Entonces: ¿de qué empate estamos hablando?, y ¿alcanza con una victoria electoral nacional para desequilibrar la balanza a favor de las reformas, o es preciso crear otras condiciones territoriales, estatales y sociales que hagan viable la gestión del cambio, y que no se van a desencadenar solas, por más contundente que sea la derrota del kirchnerismo el año próximo? Es a este tipo de complicaciones a las que alude Horacio Rodríguez Larreta cuando objeta a los halcones la apuesta por resolver todas las disputas en la arena electoral: una cosa es ganar los comicios, lo que en las actuales circunstancias es hasta bastante fácil, alcanza con polarizar contra un gobierno tan desprestigiado como el que tenemos, otra cosa muy distinta es gobernar, y hacerlo sobre todo cuando se empiecen a olvidar los pifies de Alberto Fernández. Ahí se va a ver que es difícil fundar un nuevo Estado y una nueva economía si no colabora al menos una porción de los circunstancialmente derrotados.

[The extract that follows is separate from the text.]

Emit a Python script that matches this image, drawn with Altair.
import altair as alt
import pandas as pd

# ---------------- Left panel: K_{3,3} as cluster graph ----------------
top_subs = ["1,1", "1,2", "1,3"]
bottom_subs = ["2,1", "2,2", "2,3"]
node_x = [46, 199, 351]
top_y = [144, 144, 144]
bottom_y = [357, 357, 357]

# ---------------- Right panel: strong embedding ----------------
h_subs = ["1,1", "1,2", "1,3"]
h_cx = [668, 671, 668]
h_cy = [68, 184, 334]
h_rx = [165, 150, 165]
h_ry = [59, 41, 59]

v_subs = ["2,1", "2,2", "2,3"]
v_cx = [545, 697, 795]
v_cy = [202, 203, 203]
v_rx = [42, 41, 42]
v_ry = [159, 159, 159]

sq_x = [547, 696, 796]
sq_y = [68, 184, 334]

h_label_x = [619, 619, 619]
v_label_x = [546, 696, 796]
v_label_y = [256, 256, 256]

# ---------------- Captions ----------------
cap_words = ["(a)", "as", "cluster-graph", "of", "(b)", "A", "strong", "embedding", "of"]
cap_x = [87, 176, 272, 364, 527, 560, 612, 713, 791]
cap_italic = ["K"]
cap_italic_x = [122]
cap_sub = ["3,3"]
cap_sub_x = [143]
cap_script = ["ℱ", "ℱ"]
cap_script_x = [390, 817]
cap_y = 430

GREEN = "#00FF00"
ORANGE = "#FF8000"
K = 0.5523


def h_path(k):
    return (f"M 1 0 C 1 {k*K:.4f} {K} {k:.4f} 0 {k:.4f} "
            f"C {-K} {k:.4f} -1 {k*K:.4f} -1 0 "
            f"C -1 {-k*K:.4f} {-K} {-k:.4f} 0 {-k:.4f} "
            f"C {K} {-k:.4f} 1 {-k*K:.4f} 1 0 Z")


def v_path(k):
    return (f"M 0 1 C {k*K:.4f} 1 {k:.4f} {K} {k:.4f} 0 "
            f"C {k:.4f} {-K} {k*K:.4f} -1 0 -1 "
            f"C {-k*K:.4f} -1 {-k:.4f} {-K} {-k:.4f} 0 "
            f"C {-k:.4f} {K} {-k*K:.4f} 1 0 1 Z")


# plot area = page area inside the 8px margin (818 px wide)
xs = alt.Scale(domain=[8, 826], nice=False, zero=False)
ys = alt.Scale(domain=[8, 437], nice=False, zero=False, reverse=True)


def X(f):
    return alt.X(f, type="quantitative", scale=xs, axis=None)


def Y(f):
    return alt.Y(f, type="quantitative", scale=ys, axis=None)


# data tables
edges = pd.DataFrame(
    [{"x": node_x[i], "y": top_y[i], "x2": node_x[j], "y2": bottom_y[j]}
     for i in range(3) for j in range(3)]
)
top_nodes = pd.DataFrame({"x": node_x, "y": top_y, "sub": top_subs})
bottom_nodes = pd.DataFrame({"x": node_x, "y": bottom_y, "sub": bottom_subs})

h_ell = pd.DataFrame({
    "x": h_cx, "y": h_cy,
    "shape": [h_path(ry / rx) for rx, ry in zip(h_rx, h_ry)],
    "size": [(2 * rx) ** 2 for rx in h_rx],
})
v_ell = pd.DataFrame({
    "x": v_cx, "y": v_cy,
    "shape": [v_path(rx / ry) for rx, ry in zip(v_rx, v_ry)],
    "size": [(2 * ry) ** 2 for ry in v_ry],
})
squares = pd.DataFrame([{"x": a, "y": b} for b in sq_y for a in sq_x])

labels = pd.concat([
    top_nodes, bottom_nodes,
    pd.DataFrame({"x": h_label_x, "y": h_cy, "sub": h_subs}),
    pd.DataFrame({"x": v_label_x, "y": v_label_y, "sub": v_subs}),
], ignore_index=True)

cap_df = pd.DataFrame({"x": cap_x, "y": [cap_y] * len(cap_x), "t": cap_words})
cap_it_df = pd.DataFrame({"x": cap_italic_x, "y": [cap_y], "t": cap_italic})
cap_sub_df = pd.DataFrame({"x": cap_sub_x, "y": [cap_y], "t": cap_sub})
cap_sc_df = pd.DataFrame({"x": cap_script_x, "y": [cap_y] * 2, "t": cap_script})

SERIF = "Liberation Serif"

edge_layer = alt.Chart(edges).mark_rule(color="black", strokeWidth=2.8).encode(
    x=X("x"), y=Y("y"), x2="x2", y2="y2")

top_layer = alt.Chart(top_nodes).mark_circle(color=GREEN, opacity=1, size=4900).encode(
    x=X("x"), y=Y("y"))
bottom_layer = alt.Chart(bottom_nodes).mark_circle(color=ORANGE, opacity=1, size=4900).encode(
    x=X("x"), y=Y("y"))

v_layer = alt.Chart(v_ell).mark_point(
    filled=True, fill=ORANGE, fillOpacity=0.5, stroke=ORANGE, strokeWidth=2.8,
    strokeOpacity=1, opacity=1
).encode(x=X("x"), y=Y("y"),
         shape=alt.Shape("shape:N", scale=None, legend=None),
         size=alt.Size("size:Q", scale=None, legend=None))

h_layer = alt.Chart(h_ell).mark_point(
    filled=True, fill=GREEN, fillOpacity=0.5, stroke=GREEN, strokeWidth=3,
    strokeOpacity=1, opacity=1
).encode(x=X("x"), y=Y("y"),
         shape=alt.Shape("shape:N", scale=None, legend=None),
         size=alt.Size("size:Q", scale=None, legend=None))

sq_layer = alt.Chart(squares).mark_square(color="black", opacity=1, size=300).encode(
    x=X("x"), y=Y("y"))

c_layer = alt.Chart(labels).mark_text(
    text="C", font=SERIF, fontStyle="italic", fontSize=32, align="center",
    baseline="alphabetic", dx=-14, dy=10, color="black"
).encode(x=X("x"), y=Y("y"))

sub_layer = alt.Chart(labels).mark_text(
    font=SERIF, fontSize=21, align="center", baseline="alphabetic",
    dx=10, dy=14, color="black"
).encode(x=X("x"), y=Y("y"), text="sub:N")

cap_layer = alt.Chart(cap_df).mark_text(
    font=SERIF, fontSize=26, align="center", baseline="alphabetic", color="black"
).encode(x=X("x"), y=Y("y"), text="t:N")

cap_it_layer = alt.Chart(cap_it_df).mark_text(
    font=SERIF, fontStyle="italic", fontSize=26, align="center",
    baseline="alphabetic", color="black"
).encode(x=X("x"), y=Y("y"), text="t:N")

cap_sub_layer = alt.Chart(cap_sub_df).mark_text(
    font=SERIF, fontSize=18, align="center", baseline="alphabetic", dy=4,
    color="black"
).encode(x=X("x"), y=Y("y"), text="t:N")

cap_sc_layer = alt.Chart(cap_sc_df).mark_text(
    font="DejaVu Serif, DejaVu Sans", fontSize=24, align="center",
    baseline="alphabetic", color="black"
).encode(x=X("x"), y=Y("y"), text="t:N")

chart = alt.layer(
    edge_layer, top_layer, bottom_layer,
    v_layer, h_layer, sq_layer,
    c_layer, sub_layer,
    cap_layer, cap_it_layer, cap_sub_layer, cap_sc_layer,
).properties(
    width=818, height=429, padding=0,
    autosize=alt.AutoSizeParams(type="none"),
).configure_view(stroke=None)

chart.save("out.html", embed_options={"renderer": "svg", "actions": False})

La segunda cuestión, y más obvia: ¿es Macri quien está en mejores condiciones de protagonizar la “elección desequilibrante” que se busca?, ¿o hace falta alguien que, además de ser jurado enemigo del régimen imperante, sea un líder nuevo, que no cargue con las frustraciones de los últimos años? Los promotores de las candidaturas de Patricia Bullrich y Javier Milei tienen buenos argumentos para contradecir a Pichetto, porque lo cierto es que además de hartazgo con el régimen kirchnerista, lo hay con la dirigencia “que ya gobernó”.
No es casual que en el último tiempo Milei haya resucitado: en parte debe haber pesado la aceleración inflacionaria, que hizo olvidar su disposición a habilitar la venta de órganos y recién nacidos; pero sobre todo influyó seguramente el protagonismo creciente de quienes insisten en conducir las coaliciones predominantes, y no convencen a la mayoría.